- [Short task]
Beneath this line sits some data. Return only its lines from the one holding "Reproduce this chart with React, TypeScript" through the one holding "const setH = [0, 0, 0.5, 0.5];", inclusive, exactly, with the images removed.
>> START Material
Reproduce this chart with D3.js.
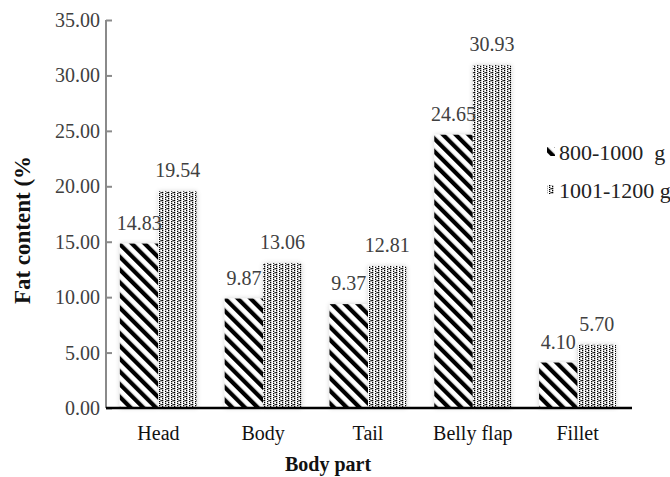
>> END Material
>> START Material
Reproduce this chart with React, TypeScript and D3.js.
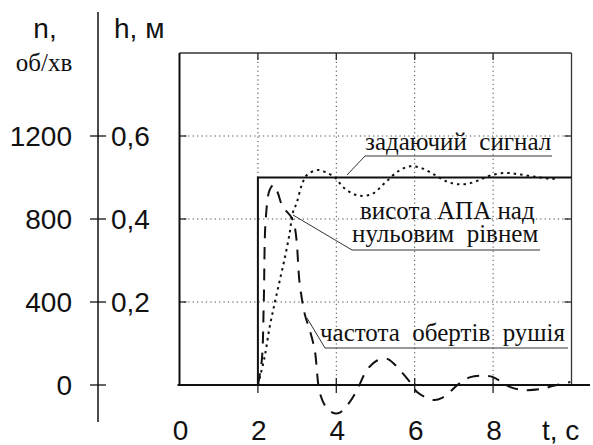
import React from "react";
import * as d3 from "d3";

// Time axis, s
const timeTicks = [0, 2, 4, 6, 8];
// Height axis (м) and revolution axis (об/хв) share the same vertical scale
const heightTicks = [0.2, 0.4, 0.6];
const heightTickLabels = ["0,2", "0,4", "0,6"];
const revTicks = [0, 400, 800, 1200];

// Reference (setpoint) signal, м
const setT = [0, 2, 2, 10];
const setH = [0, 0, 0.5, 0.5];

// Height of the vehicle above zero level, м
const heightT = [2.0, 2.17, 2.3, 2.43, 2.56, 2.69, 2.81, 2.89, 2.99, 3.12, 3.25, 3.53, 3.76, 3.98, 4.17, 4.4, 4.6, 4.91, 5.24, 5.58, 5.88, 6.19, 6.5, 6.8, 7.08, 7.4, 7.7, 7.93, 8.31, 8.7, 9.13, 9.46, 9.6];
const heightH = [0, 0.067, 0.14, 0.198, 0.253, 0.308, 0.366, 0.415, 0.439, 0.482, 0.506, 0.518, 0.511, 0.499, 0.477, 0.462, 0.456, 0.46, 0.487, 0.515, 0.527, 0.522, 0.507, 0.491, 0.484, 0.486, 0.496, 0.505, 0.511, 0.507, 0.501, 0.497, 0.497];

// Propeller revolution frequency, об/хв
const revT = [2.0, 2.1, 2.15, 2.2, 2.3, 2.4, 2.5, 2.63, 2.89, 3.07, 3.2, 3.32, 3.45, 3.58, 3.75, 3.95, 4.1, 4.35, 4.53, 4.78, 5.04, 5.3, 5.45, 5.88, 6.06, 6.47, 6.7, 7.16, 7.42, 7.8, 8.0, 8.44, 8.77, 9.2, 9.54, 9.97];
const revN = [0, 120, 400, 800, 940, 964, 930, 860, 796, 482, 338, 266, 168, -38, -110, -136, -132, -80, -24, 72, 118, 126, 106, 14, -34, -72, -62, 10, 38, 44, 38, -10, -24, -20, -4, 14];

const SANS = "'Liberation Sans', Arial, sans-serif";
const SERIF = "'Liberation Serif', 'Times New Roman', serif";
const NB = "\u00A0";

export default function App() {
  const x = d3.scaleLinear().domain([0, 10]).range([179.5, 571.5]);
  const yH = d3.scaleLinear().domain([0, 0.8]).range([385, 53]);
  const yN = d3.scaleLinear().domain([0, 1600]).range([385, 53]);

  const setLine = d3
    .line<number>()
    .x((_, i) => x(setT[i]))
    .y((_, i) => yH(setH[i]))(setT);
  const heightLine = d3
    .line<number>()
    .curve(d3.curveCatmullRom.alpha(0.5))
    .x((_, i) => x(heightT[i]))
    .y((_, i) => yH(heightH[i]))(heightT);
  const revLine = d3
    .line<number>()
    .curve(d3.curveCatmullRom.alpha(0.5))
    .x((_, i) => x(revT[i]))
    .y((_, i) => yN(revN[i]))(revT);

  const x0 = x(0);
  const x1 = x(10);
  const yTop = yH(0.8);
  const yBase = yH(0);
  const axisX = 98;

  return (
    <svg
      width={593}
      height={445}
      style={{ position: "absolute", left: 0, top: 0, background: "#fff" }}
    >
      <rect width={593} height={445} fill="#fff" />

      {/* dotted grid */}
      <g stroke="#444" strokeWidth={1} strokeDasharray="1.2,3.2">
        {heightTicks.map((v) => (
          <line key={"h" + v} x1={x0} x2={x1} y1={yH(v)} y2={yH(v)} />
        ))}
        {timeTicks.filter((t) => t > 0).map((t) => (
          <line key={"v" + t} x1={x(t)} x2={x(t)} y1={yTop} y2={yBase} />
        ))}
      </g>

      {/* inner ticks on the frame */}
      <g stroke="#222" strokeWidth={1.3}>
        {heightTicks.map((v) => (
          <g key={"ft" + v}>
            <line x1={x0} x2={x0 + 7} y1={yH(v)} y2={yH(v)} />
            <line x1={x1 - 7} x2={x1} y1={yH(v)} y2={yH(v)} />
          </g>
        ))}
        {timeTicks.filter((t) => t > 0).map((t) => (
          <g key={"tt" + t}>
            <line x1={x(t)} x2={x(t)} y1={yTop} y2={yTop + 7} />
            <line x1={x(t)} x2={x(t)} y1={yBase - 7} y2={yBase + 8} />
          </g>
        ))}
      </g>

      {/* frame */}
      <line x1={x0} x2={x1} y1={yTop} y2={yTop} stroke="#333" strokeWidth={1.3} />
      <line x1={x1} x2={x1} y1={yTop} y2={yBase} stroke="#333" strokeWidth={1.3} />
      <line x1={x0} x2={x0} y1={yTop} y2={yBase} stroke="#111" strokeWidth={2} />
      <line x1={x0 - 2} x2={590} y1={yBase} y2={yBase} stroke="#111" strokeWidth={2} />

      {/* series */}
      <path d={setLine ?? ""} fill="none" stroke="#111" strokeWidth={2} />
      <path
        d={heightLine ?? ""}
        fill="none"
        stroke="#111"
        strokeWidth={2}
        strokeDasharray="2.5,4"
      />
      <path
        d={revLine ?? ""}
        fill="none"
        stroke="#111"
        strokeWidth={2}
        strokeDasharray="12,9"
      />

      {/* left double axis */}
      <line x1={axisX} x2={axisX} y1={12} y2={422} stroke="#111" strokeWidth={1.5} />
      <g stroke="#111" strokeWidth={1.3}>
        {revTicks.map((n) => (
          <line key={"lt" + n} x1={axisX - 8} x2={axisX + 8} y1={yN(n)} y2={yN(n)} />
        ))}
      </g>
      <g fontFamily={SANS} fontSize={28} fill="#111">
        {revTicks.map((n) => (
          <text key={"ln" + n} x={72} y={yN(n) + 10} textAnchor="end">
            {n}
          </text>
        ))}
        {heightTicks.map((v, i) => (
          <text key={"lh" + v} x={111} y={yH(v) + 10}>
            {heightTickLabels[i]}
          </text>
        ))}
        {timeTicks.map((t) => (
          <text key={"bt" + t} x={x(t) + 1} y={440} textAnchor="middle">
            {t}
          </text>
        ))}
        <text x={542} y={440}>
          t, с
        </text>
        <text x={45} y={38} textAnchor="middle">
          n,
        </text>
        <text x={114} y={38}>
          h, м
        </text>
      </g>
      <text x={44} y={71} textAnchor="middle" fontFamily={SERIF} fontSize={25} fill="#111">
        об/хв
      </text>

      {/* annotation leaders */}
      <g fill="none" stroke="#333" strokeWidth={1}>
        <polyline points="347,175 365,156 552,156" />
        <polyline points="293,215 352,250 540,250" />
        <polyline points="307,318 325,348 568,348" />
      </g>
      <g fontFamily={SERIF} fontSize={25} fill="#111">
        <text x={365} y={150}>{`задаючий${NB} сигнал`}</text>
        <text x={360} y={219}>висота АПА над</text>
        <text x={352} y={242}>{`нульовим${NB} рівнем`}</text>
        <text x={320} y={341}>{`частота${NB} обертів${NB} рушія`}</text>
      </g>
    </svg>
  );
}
>> END Material
- [Result]
Reproduce this chart with React, TypeScript and D3.js.
import React from "react";
import * as d3 from "d3";

// Time axis, s
const timeTicks = [0, 2, 4, 6, 8];
// Height axis (м) and revolution axis (об/хв) share the same vertical scale
const heightTicks = [0.2, 0.4, 0.6];
const heightTickLabels = ["0,2", "0,4", "0,6"];
const revTicks = [0, 400, 800, 1200];

// Reference (setpoint) signal, м
const setT = [0, 2, 2, 10];
const setH = [0, 0, 0.5, 0.5];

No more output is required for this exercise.